10. Franz, too, is trying to find himself. What does he need to do to assert himself? What new ideals does he embrace?

11. The Perlmutters are a family, although four incredibly different people. Do they seem ambivalent to one another? They seem to react very strongly to each other, but not to come closer together. How does the core (or lack thereof) of this family affect them so deeply? Can the war be blamed for these negative connections?

12. Josephine is an ever-evolving character. Describe her relationship with Dr. Dührkoop. How does the introduction of Herr K change what begins as a clinical arrangement? How does her newfound liaison change her? Where does the interest in mysticism and death fit it? Do you think Josephine is trying too hard to live in the past, or is she focused on her future?

13. What happens to the relationship between Josephine and Lev?

14. Discuss the character of Otto. He appears in the two separates sections of Lev's life, the two separate sections of the story. What role does he play in the novel?

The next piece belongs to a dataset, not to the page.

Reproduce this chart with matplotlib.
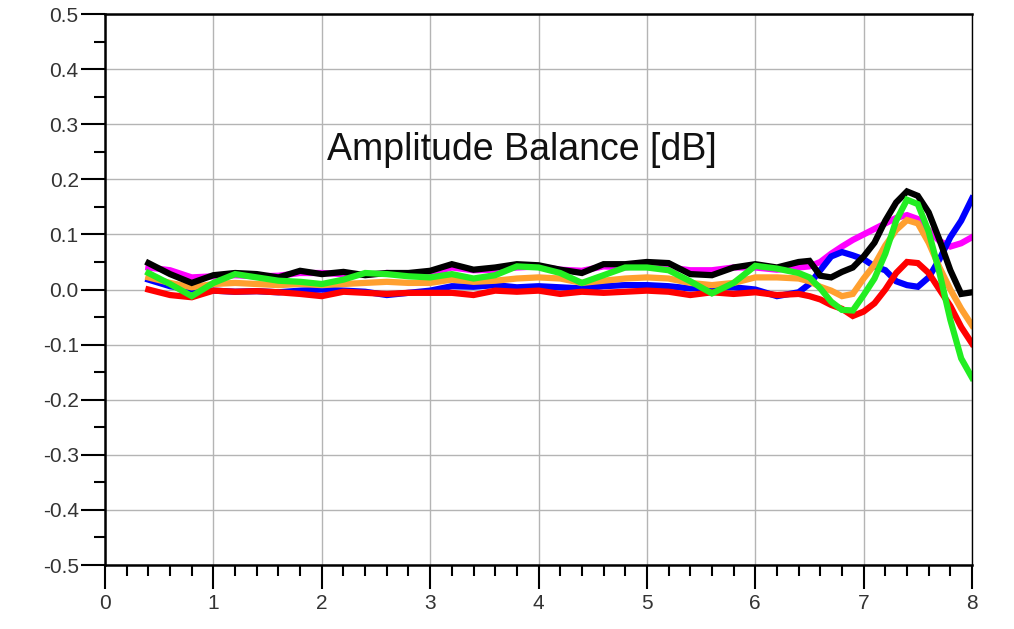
import numpy as np
import matplotlib
matplotlib.use("Agg")
import matplotlib.pyplot as plt
from matplotlib.ticker import MultipleLocator

########################################
#   Data
########################################

freq = [0.4, 0.6, 0.8, 1.0, 1.2, 1.4, 1.6, 1.8, 2.0, 2.2, 2.4, 2.6, 2.8, 3.0,
        3.2, 3.4, 3.6, 3.8, 4.0, 4.2, 4.4, 4.6, 4.8, 5.0, 5.2, 5.4, 5.6, 5.8,
        6.0, 6.2, 6.4, 6.5, 6.6, 6.7, 6.8, 6.9, 7.0, 7.1, 7.2, 7.3, 7.4, 7.5,
        7.6, 7.7, 7.8, 7.9, 8.0]

magenta = [0.040, 0.035, 0.022, 0.024, 0.026, 0.024, 0.025, 0.030, 0.030, 0.028,
           0.027, 0.030, 0.028, 0.030, 0.040, 0.035, 0.036, 0.040, 0.042, 0.036,
           0.034, 0.042, 0.040, 0.045, 0.040, 0.035, 0.035, 0.040, 0.040, 0.036,
           0.040, 0.042, 0.050, 0.065, 0.078, 0.090, 0.100, 0.110, 0.120, 0.130,
           0.135, 0.128, 0.108, 0.088, 0.078, 0.084, 0.095]

blue = [0.018, 0.006, 0.000, -0.002, -0.004, -0.003, -0.005, -0.002, 0.000, -0.002,
        -0.004, -0.010, -0.006, -0.002, 0.006, 0.005, 0.008, 0.004, 0.006, 0.004,
        0.002, 0.006, 0.008, 0.008, 0.006, 0.002, 0.004, 0.004, 0.000, -0.012,
        -0.005, 0.010, 0.035, 0.060, 0.068, 0.062, 0.055, 0.042, 0.035, 0.015,
        0.008, 0.005, 0.022, 0.055, 0.095, 0.125, 0.165]

red = [0.000, -0.010, -0.014, -0.002, -0.004, -0.003, -0.005, -0.008, -0.012, -0.004,
       -0.006, -0.008, -0.006, -0.006, -0.006, -0.010, -0.002, -0.004, -0.002, -0.008,
       -0.004, -0.006, -0.004, -0.002, -0.004, -0.010, -0.005, -0.008, -0.005, -0.010,
       -0.008, -0.012, -0.018, -0.028, -0.035, -0.048, -0.040, -0.025, 0.000, 0.030,
       0.050, 0.048, 0.030, 0.000, -0.030, -0.068, -0.098]

orange = [0.022, 0.012, 0.004, 0.010, 0.012, 0.010, 0.008, 0.010, 0.008, 0.010,
          0.012, 0.014, 0.012, 0.012, 0.018, 0.014, 0.016, 0.020, 0.022, 0.020,
          0.012, 0.016, 0.020, 0.022, 0.020, 0.012, 0.008, 0.012, 0.022, 0.022,
          0.020, 0.015, 0.005, -0.002, -0.012, -0.008, 0.020, 0.045, 0.080, 0.108,
          0.126, 0.120, 0.085, 0.040, 0.000, -0.035, -0.065]

black = [0.048, 0.028, 0.012, 0.026, 0.030, 0.028, 0.022, 0.034, 0.028, 0.032,
         0.026, 0.030, 0.030, 0.034, 0.046, 0.036, 0.040, 0.046, 0.044, 0.036,
         0.030, 0.046, 0.046, 0.050, 0.048, 0.028, 0.026, 0.040, 0.046, 0.040,
         0.050, 0.052, 0.025, 0.022, 0.032, 0.040, 0.060, 0.085, 0.125, 0.158,
         0.178, 0.170, 0.140, 0.090, 0.035, -0.008, -0.005]

green = [0.030, 0.010, -0.012, 0.012, 0.028, 0.022, 0.016, 0.014, 0.010, 0.018,
         0.030, 0.028, 0.024, 0.022, 0.028, 0.020, 0.026, 0.042, 0.040, 0.030,
         0.012, 0.026, 0.040, 0.040, 0.035, 0.015, -0.007, 0.012, 0.043, 0.038,
         0.030, 0.022, 0.002, -0.022, -0.037, -0.038, -0.010, 0.020, 0.065, 0.125,
         0.163, 0.155, 0.105, 0.030, -0.055, -0.125, -0.160]

series = [magenta, blue, red, orange, black, green]
colors = ["#ff00ff", "#0000ff", "#ff0000", "#ffa030", "#000000", "#22ee22"]

title = "Amplitude Balance [dB]"

########################################
#   Plot
########################################

plt.rcParams['font.family'] = ['Liberation Sans', 'DejaVu Sans']

fig = plt.figure(figsize=(10.14, 6.29), dpi=100)
ax = fig.add_axes([0.1036, 0.1017, 0.855, 0.8760])

for vals, col in zip(series, colors):
    ax.plot(freq, vals, color=col, linewidth=4.5, solid_joinstyle='miter')

ax.set_xlim(0, 8)
ax.set_ylim(-0.5, 0.5)
ax.xaxis.set_major_locator(MultipleLocator(1))
ax.xaxis.set_minor_locator(MultipleLocator(0.2))
ax.yaxis.set_major_locator(MultipleLocator(0.1))
ax.yaxis.set_minor_locator(MultipleLocator(0.05))
ax.yaxis.set_major_formatter(plt.FuncFormatter(lambda v, p: '{:.1f}'.format(v)))

ax.grid(which='major', color='#b4b4b4', linewidth=1)
ax.set_axisbelow(True)

ax.tick_params(which='major', direction='out', length=17, width=1.5,
               labelsize=15, labelcolor='#333333')
ax.tick_params(axis='y', which='major', pad=2)
ax.tick_params(axis='x', which='major', pad=4)
ax.tick_params(which='minor', direction='out', length=8, width=1.5)

for side in ['left', 'bottom', 'top']:
    ax.spines[side].set_linewidth(1.8)
ax.spines['right'].set_linewidth(1.0)

ax.text(3.85, 0.235, title, fontsize=27, ha='center', va='baseline', color='#111111')

plt.savefig("out.png")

15. Vicky has much in common with her father. How is her love with Geza similar to his love with Leah? How does this love change Vicky? What do you think makes this love work, through all of its hardships? What do Vicky and Geza have that Lev and Leah did not?

16. Franz grew up with Lev as his hero. What changed? How does Franz's behavior as a teenager reflect that change? Franz loved soldiers and Franz had a crush on Wolf. If Franz had shared the truth about his sexuality with anyone in his family, do you think he would have become so involved with the Nazis? So anti-Semitic? How are the feelings toward Franz’s father, soldiers/heroes, and Wolf bound together for him?

17. Describe the incident at Nuremburg. How did it affect the three Perlmutters differently? Why were there reactions so different? How would Franz have reacted, if he were there?

18. If Franz and Vicky had been closer, what would have changed for the two?

19. In certain key respects, Franz's family didn’t know him. Is he a sympathetic character, despite what he has done?

20. What about Josephine? She was left behind during the hardships of war, deserted in her marriage, lost and left alone by her mother's death, and poorly dealt with by her psychologist. Does she deserve sympathy?

21. In the end, Lev is alone. But, as throughout the story, he doesn't seem to feel it. Does Lev deserve his solitude? Is it a hardship? How do you feel about him as a protagonist?